Whether you’re looking to save a little dough by purchasing land and hiring a builder to erect a simple structure on your lot, or money is no object and you’re willing to spend a fortune constructing your dream home from scratch, there’s a lot more to having a home built than buying into turn-key real estate or even opting for the renovations of a fixer-upper. Of course, there are many benefits associated with hiring a home builder and planning your abode from the ground up. But the process can also be a learning curve for the buyer that has always had a real estate agent helping out with home purchases. So if you’ve decided to forego the traditional route of homeownership and strike out on an adventure in home building, here are a few things you’ll want to consider when it comes to hiring the right construction company.
- Previous projects/referrals. There are likely many suitable vendors in your area that could meet your needs for building a new home, from contractors to established construction companies. So picking one might not be as easy as pulling out the phone book. And considering the amount of money going into your project, you want to make sure you select the right home builder. A good place to start is by asking for referrals. And if you don’t have friends who can help you out here, you may want to do some research by checking out what the Better Business Bureau and your local Chamber of Commerce have to say on the matter. From there you should take the time to look into previous projects completed by any builders you’re interested in. By looking at prior work and even ringing a few doorbells to ask other customers how they like their homes, you can get an idea of what to expect.
- Time frame. Building a house takes time to be sure, but you obviously want to secure the fastest time frame possible for your build (without sacrificing quality). There’s a balance between moving fast and making sure things are done right, and you’ll need to speak with several contractors in order to get an idea of what a reasonable time frame might be. It’s generally somewhere between the shortest and the longest timeline you’re offered.
- Cost. You should definitely get several bids for cost before you build. This can be a little difficult unless you have floor plans in front of you, a list of materials, and a time frame in mind, but any builder should be able to come up with a rough estimate if you at least have the floor plan mapped out and you can answer simple questions about the quality of materials you prefer. Like the time frame, your bids for cost will help you to settle on a standard median.
- Credentials. This is important. Any builder you hire should be licensed and bonded, whether your state requires it or not, and there are a couple of reasons why. Licensing shows a standard for knowledge and experience in a trade, which you definitely want when you’re having a home built that’s supposed to last you for the foreseeable future.
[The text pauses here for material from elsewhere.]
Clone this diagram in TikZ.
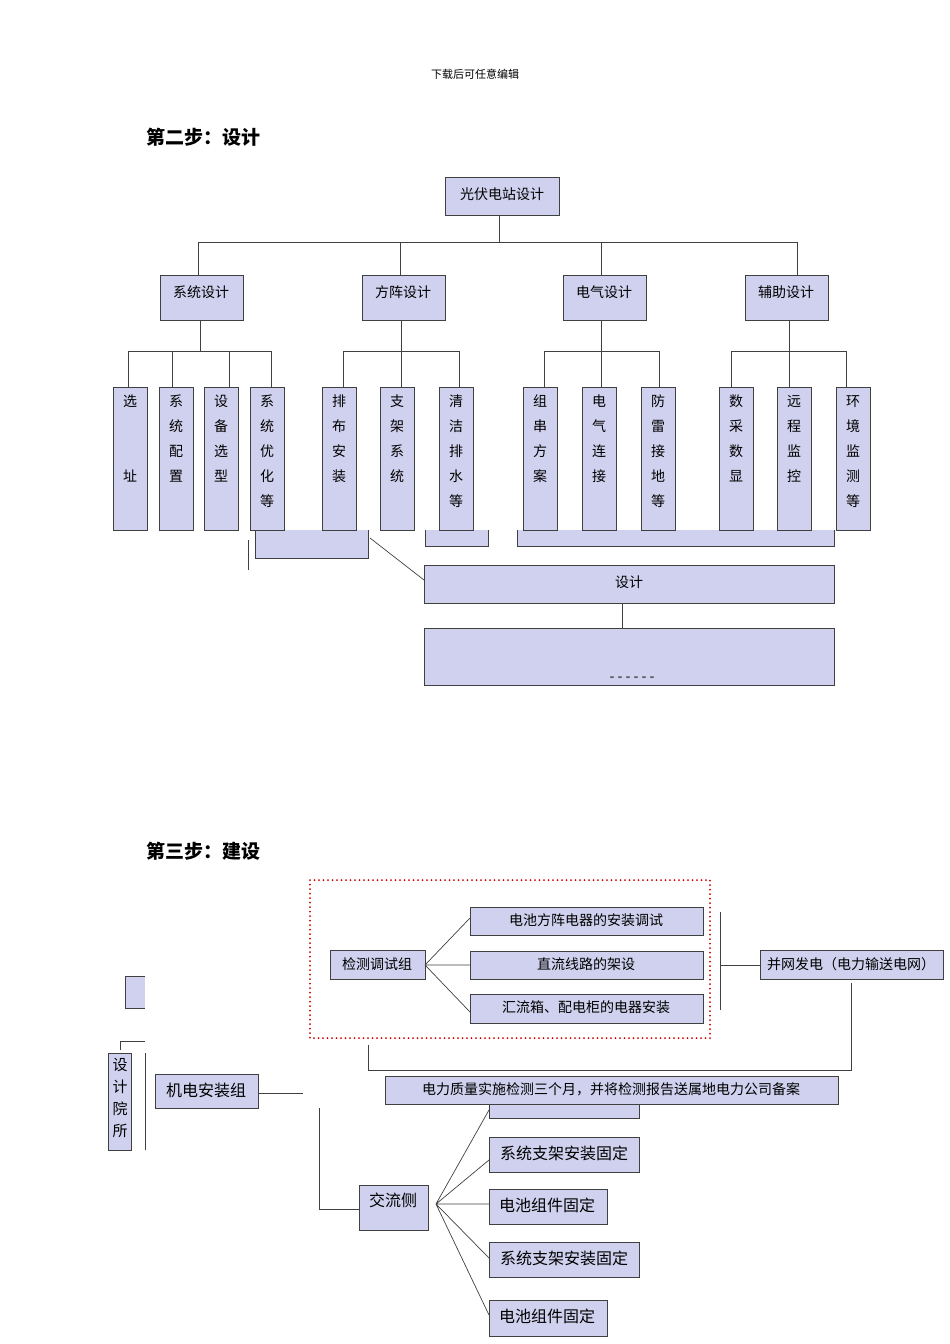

And bonding protects workers on your property so that you’re not liable in the event of accident or injury common to construction sites.
- Contract. There are many important home builder tips to take in before you hire, but none are more important than this: require a contract. Most home builders won’t work without one, so you should be wary of any that will. The contract is in place to set forth the details of the build, including the cost, the timeline, and other particulars. And it acts as your legal protection in the event of problems (although it also protects the builders if you fail to pay, for example). So whether you decide to hire a friend or you go with a reputable builder like CastleRock Communities, it behooves you to get your agreement in writing before you start the building process.